2019-03-22 Thread Uladzislau Rezki
On Thu, Mar 21, 2019 at 03:01:06PM -0700, Andrew Morton wrote:
> On Thu, 21 Mar 2019 20:03:26 +0100 "Uladzislau Rezki (Sony)" 
>  wrote:
> 
> > Hello.
> > 
> > This is the v2 of the https://lkml.org/lkml/2018/10/19/786 rework. Instead 
> > of
> > referring you to that link, i will go through it again describing the 
> > improved
> > allocation method and provide changes between v1 and v2 in the end.
> > 
> > ...
> >
> 
> > Performance analysis
> > 
> 
> Impressive numbers.  But this is presumably a worst-case microbenchmark.
> 
> Are you able to describe the benefits which are observed in some
> real-world workload which someone cares about?
> 
We work with Android. Google uses its own tool called UiBench to measure
performance of UI. It counts dropped or delayed frames, or as they call it,
jank. Basically if we deliver 59(should be 60) frames per second then we
get 1 junk/drop.

I see that on our devices avg-jank is lower. In our case Android graphics
pipeline uses vmalloc allocations which can lead to delays of UI content
to GPU. But such behavior depends on your platform, parts of the system
which make use of it and if they are critical to time or not.

Second example is indirect impact. During analysis of audio glitches
in high-resolution audio the source of drops were long alloc_vmap_area()
allocations.

# Explanation is here
ftp://vps418301.ovh.net/incoming/analysis_audio_glitches.txt

# Audio 10 seconds sample is here.
# The drop occurs at 00:09.295 you can hear it
ftp://vps418301.ovh.net/incoming/tst_440_HZ_tmp_1.wav

>
> It's a lot of new code. I t looks decent and I'll toss it in there for
> further testing.  Hopefully someone will be able to find the time for a
> detailed review.
> 
Thank you :)

> Trivial point: the code uses "inline" a lot.  Nowadays gcc cheerfully
> ignores that and does its own thing.  You might want to look at the
> effects of simply deleting all that.  Is the generated code better or
> worse or the same?  If something really needs to be inlined then use
> __always_inline, preferably with a comment explaining why it is there.
> 
When the main core functionalities are "inlined" i see the benefit. 
At least, it is noticeable by the "test driver". But i agree that
i should check one more time to see what can be excluded and used
as a regular call. Thanks for the hint, it is worth to go with
__always_inline instead.

--
Vlad Rezki


Re: [RFC PATCH v2 0/1] improve vmap allocation

2019-03-21 Thread Andrew Morton
On Thu, 21 Mar 2019 20:03:26 +0100 "Uladzislau Rezki (Sony)"  
wrote:

> Hello.
> 
> This is the v2 of the https://lkml.org/lkml/2018/10/19/786 rework. Instead of
> referring you to that link, i will go through it again describing the improved
> allocation method and provide changes between v1 and v2 in the end.
> 
> ...
>

> Performance analysis
> 

Impressive numbers.  But this is presumably a worst-case microbenchmark.
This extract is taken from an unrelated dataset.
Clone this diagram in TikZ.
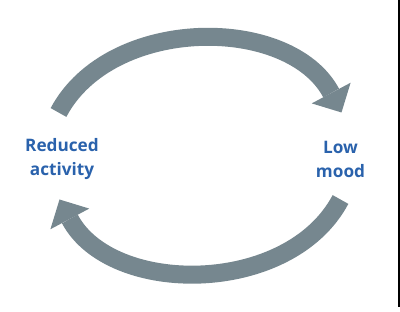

Are you able to describe the benefits which are observed in some
real-world workload which someone cares about?

It's a lot of new code. I t looks decent and I'll toss it in there for
further testing.  Hopefully someone will be able to find the time for a
detailed review.

Trivial point: the code uses "inline" a lot.  Nowadays gcc cheerfully
ignores that and does its own thing.  You might want to look at the
effects of simply deleting all that.  Is the generated code better or
worse or the same?  If something really needs to be inlined then use
__always_inline, preferably with a comment explaining why it is there.